– Не надо, – сказала Женька, – поедем лучше домой. Ты уже замёрзла.
Услышав эти слова, Гром сразу поднялся на ноги. Он надеялся, что Серёжка ждёт его дома.
Маринка сказала правду сорок минут назад – подъем оказался очень проблематичным, так как дорожка спускалась к озеру не асфальтовая, грунтовая. А ещё две сестры не учли того, что у Ирки, которая до шестнадцати лет на профессиональном уровне занималась спортом, была больная спина. В повседневной жизни она о себе не напоминала, но стоило нагрузить её, и – приплыли, как выражалась Женька. Короче, токсикоманка сдулась уже на двадцатом метре подъёма. Она разойкалась и сказала, что умирает. Женька свирепо остановилась.
– Вот же овца! Что, назанималась гимнастикой? Покрутилась на турничке? Коню было ясно, что это – полное разводилово! Беспонтовое! Все твои тренеришки матери только ездили по ушам, чтоб деньги рубить! Чемпионка сраная! Хоркина! Всё, приплыли! Выхода нет!
– Я в чём виновата? – корчилась Ирка, – мне было четыре года, когда меня отдавали в секцию!
– Ты с тех пор ни капли не поумнела! Даром с тобой носились! Консерватория ей, гимнастика! А мне – что? Поганое медучилище и бассейн!
– Женька, не ори, – вмешалась Маринка, – ничего страшного не случилось. Ирка, беги домой, зови сюда Гиви с Аликом.
Ирка уже настроилась побежать, но тут вдруг они заметили, что от транспортной остановки близ городской черты к ним быстро идёт какой-то мужчина. Да, было ясно, что он шагает именно к ним, и очень целенаправленно – срезал угол по бездорожью, сильно спешил, подскальзываясь на глине.
– Видимо, хочет оказать помощь, – предположила Ирка.

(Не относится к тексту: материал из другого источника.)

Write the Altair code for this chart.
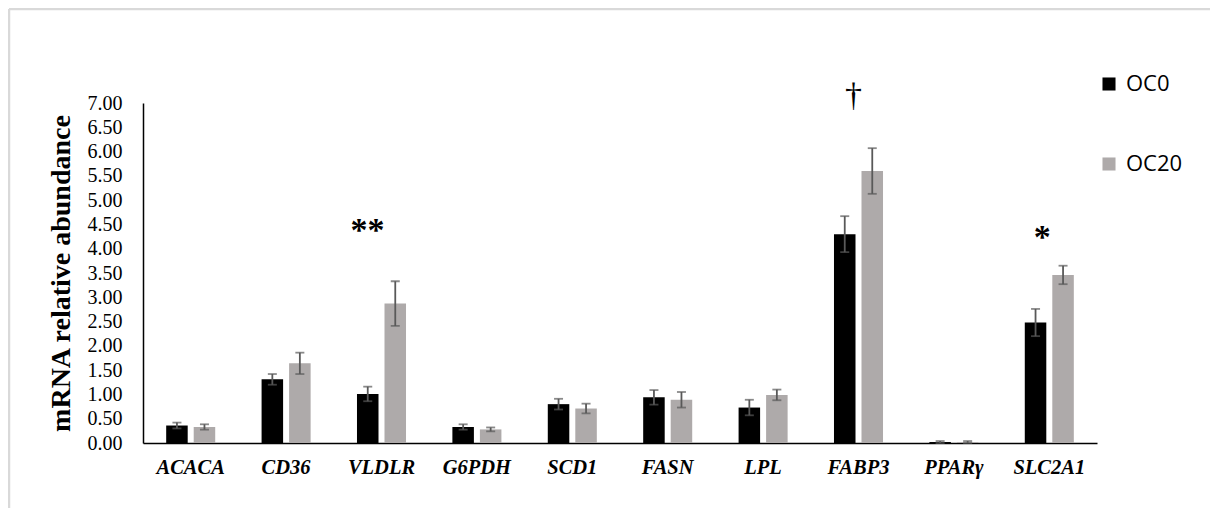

Но Женька очень скептически покачала своей вихрастой башкой. Она за сто метров легко узнала того, кто к ним приближался – такой был этот мужик высокий и здоровенный. Он, несомненно, тоже её узнал, поэтому шёл так быстро. Только зачем?
– Да это сосед! – обрадовалась Маринка, – его, по-моему, зовут Витька. Он – сын той самой Анны Лаврентьевны, из четвёртого! Вероятно, ездил к ней в морг.
– Там ему и место, – буркнула Женька. Витька, тем временем, подошёл и остановился, рукой смахнув со лба пот. Лицо его было красным, ноздри по-лошадиному раздувались от двух свистящих потоков воздуха. Стало пахнуть не то портвейном, не то ещё каким-то винишком.
– Здравствуйте, Виктор, – холодно вымолвила Маринка, – прошу принять наши глубочайшие соболезнования.
– Спасибочки.
Восстанавливая дыхание, отставной десантник переводил тусклые глаза с Женьки на Маринку, затем – на Ирку, на Грома, который махал хвостом, опять на Маринку.
– Я и не знал, что вы дружите, – сказал он, слегка ухмыляясь и неприятно покусывая губу редкими зубами, – или родня?
– Нет, дружим, – сказала Женька.
– Понятно. А ну-ка, посторонись-ка!
Женька растерянно отошла. Встав на её место, Витька легко покатил коляску с Маринкой в гору. Трое оставшихся пошли следом, молча и удивлённо глядя в его широкую спину. Когда подъём был преодолён и коляска выехала на ровный асфальт, сын самоубийцы остановился.
– Ну, дальше – сами. Мне ещё к другу надо зайти. Он вон там, за парком живёт! Управитесь?
– Да, конечно, – сказала Женька, – спасибо.